Google Research team makes available models to help assess impacts needed to decarbonise. The technical details of the model are in this paper. The web UI is available for you to try.
You will need to bring yourself up to speed on energy modelling. See my overview here on Vaclav Smil's work, his work offers a good introduction (although advocates argue he is too pessimistic, his history of energy is a great place to start). But, it shouldn't take long for an interested reader to be able to make reasonable models and assumptions themselves.
From Google team: "we created a tool that allows us to quickly see how different assumptions—wind, solar, coal, nuclear, for example—affect the future cost to generate electricity and the amount of carbon dioxide emitted.

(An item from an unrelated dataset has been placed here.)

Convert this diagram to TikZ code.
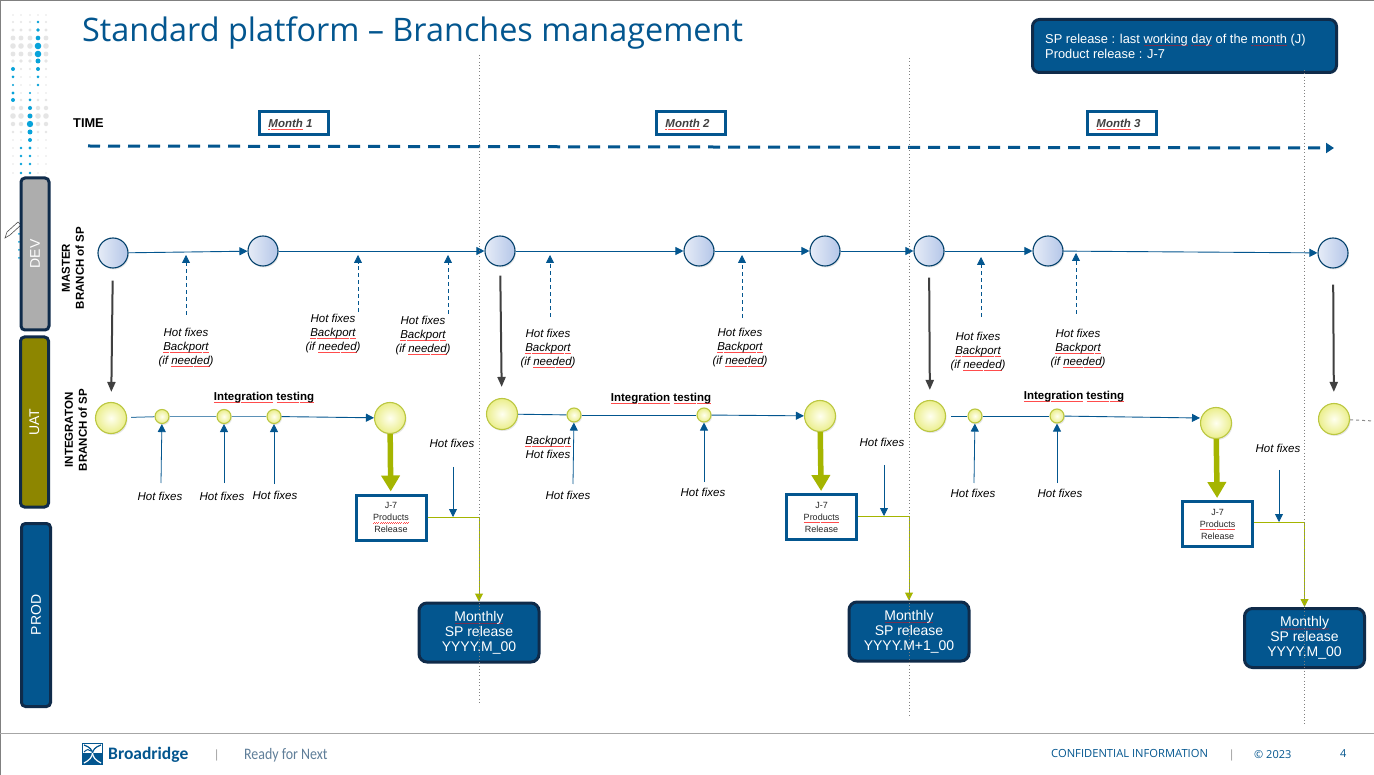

We created a simplified model of the electrical grid, where demand is always fulfilled at least cost. By “least cost,” we mean the cost of constructing and maintaining power plants, and generating electricity (with fuel, if required). For a given set of assumptions, the model determines the amount of generation capacity to build and when to turn on which type of generator. Our model is similar to others proposed in other research, but we’ve simplified the model to make it run fast...
... One interesting conclusion of the paper: if we can find a zero-carbon, 24x7 electricity source that costs about $2200/kW to build, it can displace carbon emission from the electricity grid in less than 27 years. We hope that the tool and the paper help people understand their assumptions about the future of electricity, and stimulate research into climate and energy."
"Anyone —from students to energy policy wonks—can try different assumptions and see how those assumptions will affect the cost and CO2. The web UI is available for you to try: you can explore the how utilities decide to dispatch their generation capacity, then can test different assumptions. Finally, you can compare different assumptions and share them with others."